# high nitrite level that wont go down!!



## adyady29 (Aug 4, 2010)

I have a new tank that is about 1 month old. There is a neon tetra, dwarf gourmi , yo yo loach and orange flash flame tetra. In the tank there is a nitrite level of about 5.00 ppm. Iv been doing 50% water changes every other day. On top of that i have been using a product called Nite-Out. The other level are ok but its just the nitrite that wont go down from 5.00 ppm.

Any suggestions on what i should do? or anything else that will help?

Thanks :animated_fish_swimm


----------



## Tim Wheatley (Jul 21, 2010)

You're probably over-feeding. It's really, really hard not to overfeed. 

I do 50% water changes once per week with a fully established tank, you might actually be doing more harm doing it more often. I've never used any product except water conditioner and anything that says it gets rid of nitrates probably just adds something else bad so you can become reliant on a chemical to fix that, too. With freshwater I do this once a week (and I could do it once a month if I wanted):
Take 50% water out.
Put 50% water in straight from tap.
Add water conditioner into tank.

I also have brackish and saltwater tanks, those I do not mix the water conditioner in the tank I prep the water in buckets first.


----------



## adyady29 (Aug 4, 2010)

i only feed a small amount once per day just as our local fish store told me to do before when i had a high ammonia level.


----------



## susankat (Nov 15, 2008)

Sounds more like the tank is cycling. Did you cycle the tank before putting the fish in? Can you give me your readings for ammonia, nitrite and nitrates.


----------



## adyady29 (Aug 4, 2010)

the tank did cycle before putting fish in. 

Ammonia = 0 ppm
Nitrite = 5.00 ppm
Nitrate = 40 ppm


----------



## Brittrugger (May 30, 2010)

Definitely still cycling with nitrite levels like that, but with nitrates being produced you are getting there. Keep up with the water changes, 30-50% ever other day sounds good.
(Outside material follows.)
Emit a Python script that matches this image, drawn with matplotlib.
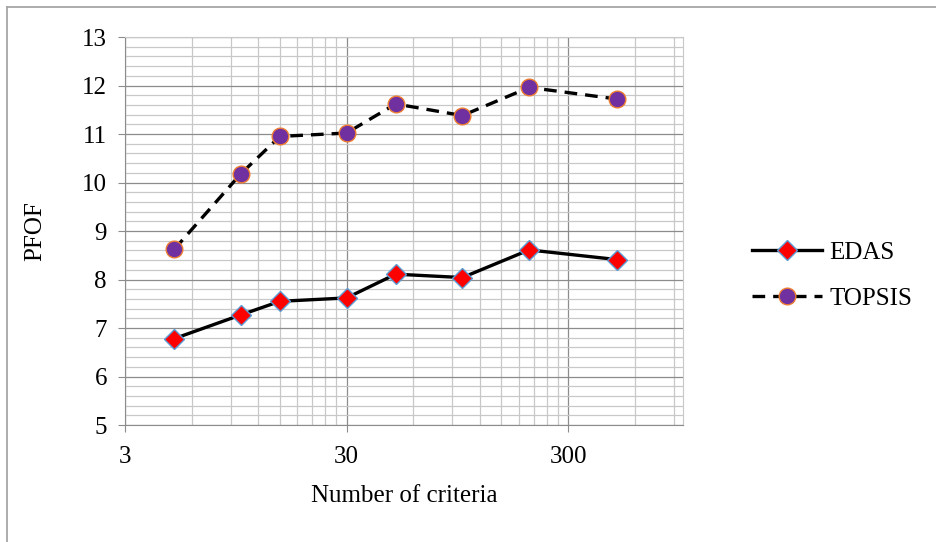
import matplotlib
matplotlib.use("Agg")
import matplotlib.pyplot as plt
from matplotlib.ticker import FixedLocator, MultipleLocator, NullFormatter
from matplotlib.lines import Line2D

# data
criteria = [5, 10, 15, 30, 50, 100, 200, 500]
edas = [6.78, 7.27, 7.55, 7.62, 8.11, 8.04, 8.61, 8.41]
topsis = [8.62, 10.18, 10.95, 11.02, 11.62, 11.38, 11.96, 11.72]
x_ticks = [3, 30, 300]
x_minor = [6, 9, 12, 15, 18, 21, 24, 27, 60, 90, 120, 150, 180, 210, 240, 270, 600, 900]

plt.rcParams['font.family'] = ['Liberation Serif', 'DejaVu Serif']

W, H = 936, 542
fig = plt.figure(figsize=(W / 100, H / 100), dpi=100)
ax = fig.add_axes([125 / W, 1 - 425 / H, (683 - 125) / W, (425 - 37) / H])

# chart border (only top and left edges visible in the original crop)
fig.lines.append(Line2D([6.5 / W, 6.5 / W], [0, 1 - 6.5 / H], transform=fig.transFigure,
                        color='#a6a6a6', linewidth=1.3))
fig.lines.append(Line2D([6.5 / W, 1], [1 - 6.5 / H, 1 - 6.5 / H], transform=fig.transFigure,
                        color='#a6a6a6', linewidth=1.3))

ax.plot(criteria, edas, color='black', linewidth=2.4, marker='D', markersize=10,
        markerfacecolor='#ff0000', markeredgecolor='#5b9bd5', markeredgewidth=1, label='EDAS', zorder=3)
ax.plot(criteria, topsis, color='black', linewidth=2.4, linestyle=(0, (3.8, 2.4)), marker='o', markersize=12,
        markerfacecolor='#7030a0', markeredgecolor='#ed7d31', markeredgewidth=1, label='TOPSIS', zorder=3)

ax.set_xscale('log')
ax.set_xlim(3, 990)
ax.set_ylim(5, 13)
ax.xaxis.set_major_locator(FixedLocator(x_ticks))
ax.xaxis.set_minor_locator(FixedLocator(x_minor))
ax.xaxis.set_major_formatter(plt.FuncFormatter(lambda v, p: f"{v:g}"))
ax.xaxis.set_minor_formatter(NullFormatter())
ax.yaxis.set_major_locator(MultipleLocator(1))
ax.yaxis.set_minor_locator(MultipleLocator(0.2))

ax.grid(which='major', color='#8c8c8c', linewidth=0.9)
ax.grid(which='minor', color='#c8c8c8', linewidth=0.9)
ax.set_axisbelow(True)

for s in ['top', 'right']:
    ax.spines[s].set_color('#c8c8c8')
for s in ['left', 'bottom']:
    ax.spines[s].set_color('#8c8c8c')

ax.tick_params(which='major', direction='out', length=5, color='#8c8c8c', labelsize=18, pad=8)
ax.tick_params(which='minor', length=0)
ax.tick_params(axis='x', pad=10)

ax.set_xlabel('Number of criteria', fontsize=18, labelpad=12)
ax.set_ylabel('PFOF', fontsize=18, labelpad=26)

ax.legend(loc='center left', bbox_to_anchor=(1.105, 0.385), borderaxespad=0, frameon=False, fontsize=18,
          handlelength=2.8, handletextpad=0.32, labelspacing=0.95)

fig.savefig('out.png', dpi=100)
You could also try feeding your fish every other day as well, maybe on the days inbetween the water changes, they'll be fine with every other day feedings so dont worry.
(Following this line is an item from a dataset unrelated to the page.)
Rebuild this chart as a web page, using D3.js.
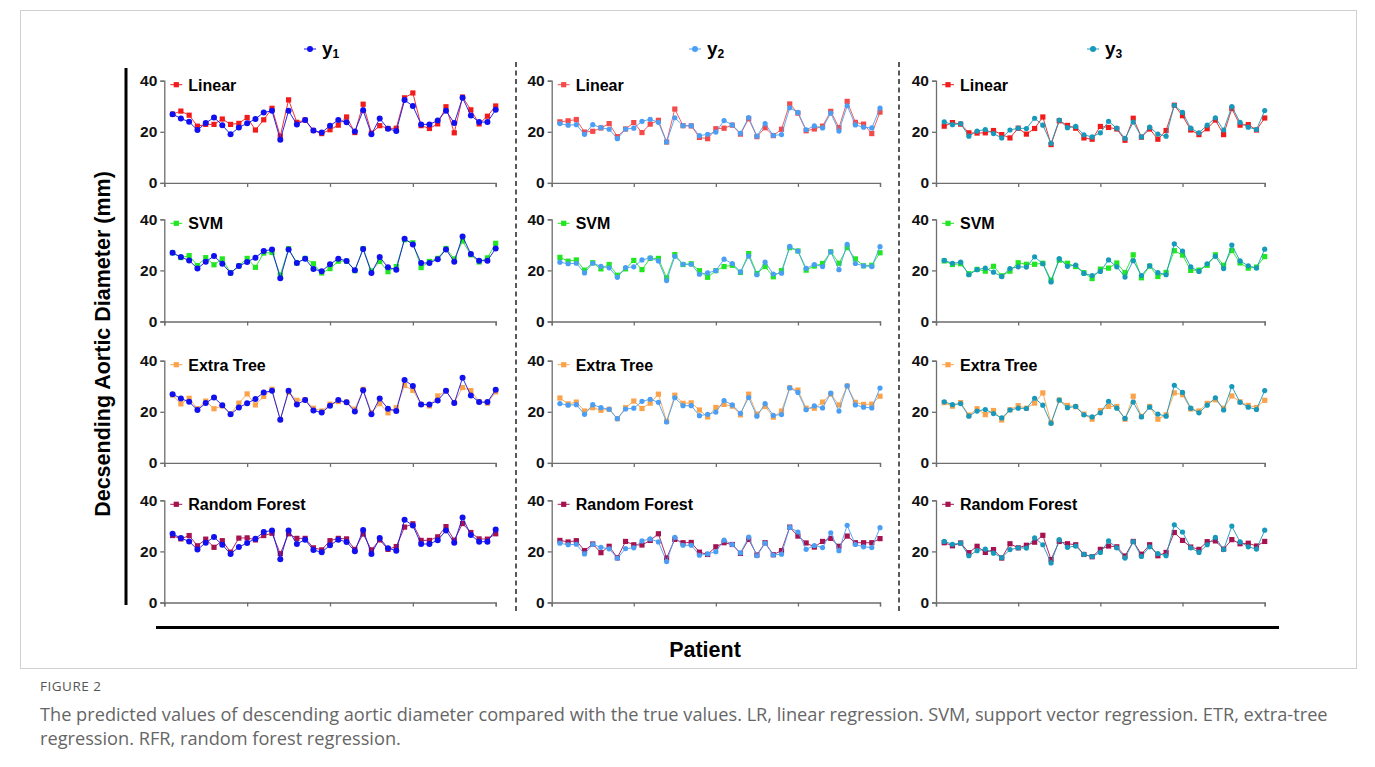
<!DOCTYPE html>
<html><head><meta charset="utf-8">
<script src="https://cdn.jsdelivr.net/npm/d3@7"></script>
<style>
body{margin:0;background:#fff;}
svg{display:block;}
</style></head>
<body>
<svg id="c" width="1375" height="767"></svg>
<script>
// ---------- DATA ----------
const patients = d3.range(1, 41);
const xTicks = [0, 10, 20, 30, 40];
const yTicks = [0, 20, 40];
const trueNames = ["y", "y", "y"];
const trueSubs = ["1", "2", "3"];
const modelNames = ["Linear", "SVM", "Extra Tree", "Random Forest"];

const y1 = [26.9,25.2,23.9,20.7,23.4,25.6,22.6,19.0,21.7,23.3,25.0,27.6,28.2,16.9,28.2,22.9,24.6,20.5,19.7,22.4,24.6,23.7,20.1,28.4,19.0,25.2,21.2,20.3,32.4,30.1,22.9,22.9,24.4,28.2,23.4,33.3,26.4,23.8,23.8,28.6];
const y2 = [23.2,22.6,22.8,19.0,22.8,21.6,21.0,17.3,21.1,21.4,24.1,24.9,23.7,16.0,25.5,22.4,22.4,18.5,19.0,19.9,24.4,22.7,19.4,25.6,18.3,23.2,18.6,18.9,29.4,27.6,20.8,22.3,21.5,27.3,20.3,30.2,22.7,21.8,21.5,29.3];
const y3 = [23.9,22.8,23.2,18.3,20.3,20.9,19.3,17.6,20.7,21.4,21.3,25.3,22.6,15.5,24.6,21.6,22.1,18.8,18.0,19.6,24.1,21.4,17.4,23.8,18.0,21.8,19.1,18.3,30.4,27.6,21.4,19.6,22.6,25.5,20.7,29.9,23.7,21.8,20.9,28.3];

const lr1  = [26.9,28.1,26.5,22.2,22.9,22.9,25.0,22.9,23.3,25.6,20.7,24.7,29.2,18.3,32.5,23.7,24.6,20.5,19.3,20.8,22.6,25.8,19.7,30.8,19.5,22.4,21.3,21.4,33.3,35.2,22.4,21.3,23.1,29.8,19.6,33.6,28.6,23.1,26.1,30.1];
const svm1 = [26.9,25.0,25.8,21.9,25.0,22.2,24.5,19.0,21.8,24.7,21.2,26.8,27.0,18.2,28.5,22.9,24.7,22.6,19.0,20.7,23.6,23.6,19.9,28.5,19.8,23.5,19.5,21.5,32.0,30.8,21.1,23.5,24.7,28.6,24.5,31.5,26.1,23.3,24.9,30.6];
const etr1 = [26.6,23.1,25.3,21.2,24.2,21.2,22.3,19.2,23.4,27.0,22.7,26.0,28.8,16.9,27.7,24.5,24.7,21.4,20.3,23.0,24.0,23.8,21.0,28.8,19.7,23.2,19.6,21.6,30.3,28.4,22.9,22.3,26.2,28.2,23.6,29.5,28.3,24.0,23.4,27.8];
const rfr1 = [26.2,24.9,26.2,22.2,24.8,21.6,24.2,19.7,25.2,25.3,24.5,26.2,27.1,19.1,26.9,25.1,25.1,21.4,20.6,24.2,25.1,24.9,20.8,26.8,20.6,24.5,20.8,21.9,29.5,30.8,24.3,24.3,25.7,29.7,24.4,30.9,27.4,24.9,24.8,26.9];

const lr2  = [23.9,24.3,24.8,19.9,20.2,21.5,23.2,18.1,21.1,23.6,19.7,23.0,24.5,16.0,28.9,22.4,22.3,17.8,17.3,21.2,21.4,22.6,19.1,25.1,18.1,21.6,18.5,21.0,30.9,27.3,20.4,21.1,22.2,28.0,21.6,31.9,23.7,23.0,19.3,27.7];
const svm2 = [25.1,23.6,24.1,20.1,23.0,20.6,22.3,18.1,20.6,23.9,20.3,24.7,24.7,17.1,26.2,22.3,22.6,19.9,17.3,19.9,21.5,22.0,19.2,26.6,18.8,21.5,17.5,19.9,28.9,27.6,20.1,21.7,22.7,27.3,22.8,28.9,24.5,21.8,22.0,26.9];
const etr2 = [25.4,23.1,23.8,20.3,21.6,20.6,21.0,17.3,21.6,24.2,21.3,23.4,26.9,16.3,26.5,23.3,23.5,20.7,18.0,21.7,22.9,22.2,18.8,26.9,19.1,22.1,17.9,20.3,29.4,28.5,21.4,21.4,23.8,26.9,22.7,30.1,23.7,22.9,23.0,26.1];
const rfr2 = [24.3,23.7,24.2,20.3,22.9,19.5,22.0,17.5,23.9,22.6,22.5,24.3,26.9,17.4,24.7,23.4,23.5,19.7,18.8,21.8,23.4,22.7,19.2,24.7,18.6,23.4,18.7,20.3,29.5,26.0,23.3,21.7,23.9,25.1,22.0,26.0,23.4,23.4,23.4,25.0];

const lr3  = [22.2,23.6,23.0,19.6,19.5,19.6,20.5,18.9,17.6,21.4,19.1,21.3,25.8,15.0,24.3,22.5,21.4,17.6,17.1,22.1,21.7,21.1,16.7,25.3,17.9,21.1,17.1,20.5,30.4,26.3,20.7,18.9,21.2,24.6,18.9,29.1,22.6,22.8,20.7,25.4];
const svm3 = [23.7,22.3,22.6,18.7,20.4,19.7,21.6,17.9,19.7,23.0,22.4,22.4,22.8,16.2,24.0,22.8,21.5,19.1,16.8,20.5,20.9,22.9,19.1,26.1,17.1,21.7,17.6,19.2,27.7,26.0,20.0,20.1,22.0,26.1,22.0,27.8,22.9,20.9,21.3,25.4];
const etr3 = [23.6,22.2,23.6,18.7,21.2,18.9,20.5,16.8,20.8,22.4,21.4,23.4,27.4,15.7,24.6,22.5,22.0,19.1,17.1,20.5,22.1,22.1,17.1,26.1,18.2,22.1,17.1,18.8,27.4,26.7,21.1,20.3,23.3,24.7,21.4,26.2,23.9,22.5,21.7,24.5];
const rfr3 = [23.4,22.2,23.3,19.5,22.0,19.6,20.7,17.4,23.0,21.4,22.4,23.6,26.3,16.8,23.9,23.0,22.6,18.8,17.9,20.8,22.1,21.8,18.2,23.9,18.9,22.6,18.3,19.6,27.4,24.3,21.7,20.8,23.8,24.1,20.9,24.6,23.0,23.2,22.1,23.9];

const trueSeries = [y1, y2, y3];
const predSeries = [[lr1, svm1, etr1, rfr1], [lr2, svm2, etr2, rfr2], [lr3, svm3, etr3, rfr3]];

// ---------- STYLE / LAYOUT ----------
const trueColors = ["#1010f0", "#4a9ff5", "#1699bb"];
const trueR = [3, 2.6, 2.6];
const predColorsByCol = [
  ["#f21b1b", "#22e622", "#fba34b", "#a5124f"],
  ["#f44a4a", "#22e622", "#fba34b", "#a5124f"],
  ["#f21b1b", "#22e622", "#fba34b", "#a5124f"]
];
const colX = [164.3, 551.7, 936];
const colW = [331.4, 328.3, 328.7];
const rowTop = [80.7, 219.3, 360.7, 500.3];
const rowH = 102.2;
const headerX = [310, 695, 1093];
const FONT = "Arial, 'Liberation Sans', Helvetica, sans-serif";

const svg = d3.select("#c");

// figure frame
svg.append("rect").attr("x", 20.5).attr("y", 10.5).attr("width", 1336).attr("height", 658)
  .attr("fill", "none").attr("stroke", "#d0d0d0").attr("stroke-width", 1);

// structural lines
svg.append("line").attr("x1", 126).attr("x2", 126).attr("y1", 68).attr("y2", 605)
  .attr("stroke", "#000").attr("stroke-width", 3);
[516, 899].forEach(x => svg.append("line").attr("x1", x).attr("x2", x).attr("y1", 62).attr("y2", 613)
  .attr("stroke", "#000").attr("stroke-width", 1.3).attr("stroke-dasharray", "5,3.5"));
svg.append("line").attr("x1", 156).attr("x2", 1279).attr("y1", 627.5).attr("y2", 627.5)
  .attr("stroke", "#000").attr("stroke-width", 3);

svg.append("text").attr("transform", "translate(110,344) rotate(-90)")
  .attr("text-anchor", "middle").attr("font-family", FONT).attr("font-weight", "bold")
  .attr("font-size", 21.5).attr("fill", "#000").text("Decsending Aortic Diameter (mm)");
svg.append("text").attr("x", 705).attr("y", 657).attr("text-anchor", "middle")
  .attr("font-family", FONT).attr("font-weight", "bold").attr("font-size", 21.5)
  .attr("fill", "#000").text("Patient");

// column headers
trueSeries.forEach((s, c) => {
  const g = svg.append("g").attr("transform", `translate(${headerX[c]},49)`);
  g.append("line").attr("x1", -6).attr("x2", 6).attr("stroke", trueColors[c]).attr("stroke-width", 1);
  g.append("circle").attr("r", 3).attr("fill", trueColors[c]);
  const t = g.append("text").attr("x", 12).attr("y", 6).attr("font-family", FONT)
    .attr("font-weight", "bold").attr("font-size", 19).attr("fill", "#000");
  t.append("tspan").text(trueNames[c]);
  t.append("tspan").attr("font-size", 12).attr("dy", 3).text(trueSubs[c]);
});

// panels
trueSeries.forEach((truth, c) => {
  const x = d3.scaleLinear().domain([0, 40]).range([colX[c], colX[c] + colW[c]]);
  predSeries[c].forEach((pred, r) => {
    const col = predColorsByCol[c][r];
    const y = d3.scaleLinear().domain([0, 40]).range([rowTop[r] + rowH, rowTop[r]]);
    const g = svg.append("g");
    const ax = g.append("g").attr("transform", `translate(0,${rowTop[r] + rowH})`)
      .call(d3.axisBottom(x).tickValues(xTicks).tickSize(4).tickFormat(""));
    const ay = g.append("g").attr("transform", `translate(${colX[c]},0)`)
      .call(d3.axisLeft(y).tickValues(yTicks).tickSize(4).tickPadding(3));
    [ax, ay].forEach(a => {
      a.select(".domain").attr("stroke", "#6e6e6e").attr("stroke-width", 1.3);
      a.selectAll(".tick line").attr("stroke", "#6e6e6e").attr("stroke-width", 1.3);
    });
    ay.selectAll(".tick text").attr("font-family", FONT).attr("font-weight", "bold")
      .attr("font-size", 15.5).attr("fill", "#111");

    const line = d3.line().x((d, i) => x(patients[i])).y(d => y(d));
    g.append("path").datum(pred).attr("d", line).attr("fill", "none")
      .attr("stroke", col).attr("stroke-width", 1).attr("opacity", 0.9);
    g.selectAll(".p").data(pred).join("rect")
      .attr("x", (d, i) => x(patients[i]) - 2.6).attr("y", d => y(d) - 2.6)
      .attr("width", 5.2).attr("height", 5.2).attr("fill", col);
    g.append("path").datum(truth).attr("d", line).attr("fill", "none")
      .attr("stroke", trueColors[c]).attr("stroke-width", 1).attr("opacity", 0.9);
    g.selectAll(".t").data(truth).join("circle")
      .attr("cx", (d, i) => x(patients[i])).attr("cy", d => y(d))
      .attr("r", trueR[c]).attr("fill", trueColors[c]);

    const lg = g.append("g").attr("transform", `translate(${colX[c] + 12},${rowTop[r] + 4})`);
    lg.append("line").attr("x1", -6).attr("x2", 6).attr("stroke", col).attr("stroke-width", 1);
    lg.append("rect").attr("x", -2.6).attr("y", -2.6).attr("width", 5.2).attr("height", 5.2)
      .attr("fill", col);
    lg.append("text").attr("x", 12).attr("y", 5.8).attr("font-family", FONT)
      .attr("font-weight", "bold").attr("font-size", 16).attr("fill", "#000").text(modelNames[r]);
  });
});

// caption
const CAP = "'Open Sans', 'Noto Sans', sans-serif";
svg.append("text").attr("x", 40).attr("y", 691).attr("font-family", CAP).attr("font-size", 13.5)
  .attr("letter-spacing", 0.5).attr("fill", "#555").text("FIGURE 2");
svg.append("text").attr("x", 40).attr("y", 721).attr("font-family", CAP).attr("font-size", 18.2)
  .attr("fill", "#666").text("The predicted values of descending aortic diameter compared with the true values. LR, linear regression. SVM, support vector regression. ETR, extra-tree");
svg.append("text").attr("x", 40).attr("y", 745).attr("font-family", CAP).attr("font-size", 18.2)
  .attr("fill", "#666").text("regression. RFR, random forest regression.");
</script>
</body></html>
Also, just a thought, you said you have been using Nite-out, which i assume (dont know the product) is to eliminate Nitrites and/or Nitrates but do you use any water conditioner on the water before the changes or do you age the water at all? You didnt mention it and you could be killing your bacteria with the chlorine from the water if it isnt conditioned first.


----------



## adyady29 (Aug 4, 2010)

im using some kind of ammonia neutralizer but on the bottle it says it also acts as a water condintioner and dechlorinates the water


----------



## A.J. (Jun 22, 2010)

I'm struggling with this same thing. I must have not fully cycled the tank or put in to much of a bio load that my tank started another cycle. 

From some of the replies I may have been doing more harm than good doing daily water changes. But reading one reply, I've been filling up my 5 gallon bucket with tap water and putting my treatment in it, giving it a stir then pouring it into the tank. Should I do that or add straight tap then add in the water treatment?


----------



## supernaut06 (Jul 30, 2010)

A.J. I don't think you need to stir the bucket after adding the treatment but otherwise I think you're doing fine. IMO it's better to treat the new water before it's in the tank and not risk exposing your fish to chlorine etc that may be in your tap water.


----------



## A.J. (Jun 22, 2010)

Ok, I'll keeping doing that but reduce the water changes to every other day as well as feeding. I'm just really fearing for my fishes safety now and wanting this to complete. I've added in anacharis plants, moss balls, AmQuel Plus, and just yesterday put in some Stress Zyme.


----------



## Tim Wheatley (Jul 21, 2010)

Good luck AJ. 

In my opinion go easy on adding the chemicals. I only add water conditioner after a water change, at no other time. I have five tanks and I've also moved 1000 miles (30 hour trip) with fish in buckets, they are remarkably resilient, but the first fish you put into a tank you should always try to accept that something could go wrong... And take heart, because in a lot of cases you still gave them a better life than they would have had at the fish store.


----------



## A.J. (Jun 22, 2010)

Thanks for the comments. The AmQuel from the bottle says it removes chlorine and such as well as helps remove nitrites so I swapped the regular conditioner with that one to see if it would help any. The Stress Zyme, well I just feel so bad for my fish so wanted to give them some comfort, it should also help with the good bacteria and is a weekly dose per the instructions.


----------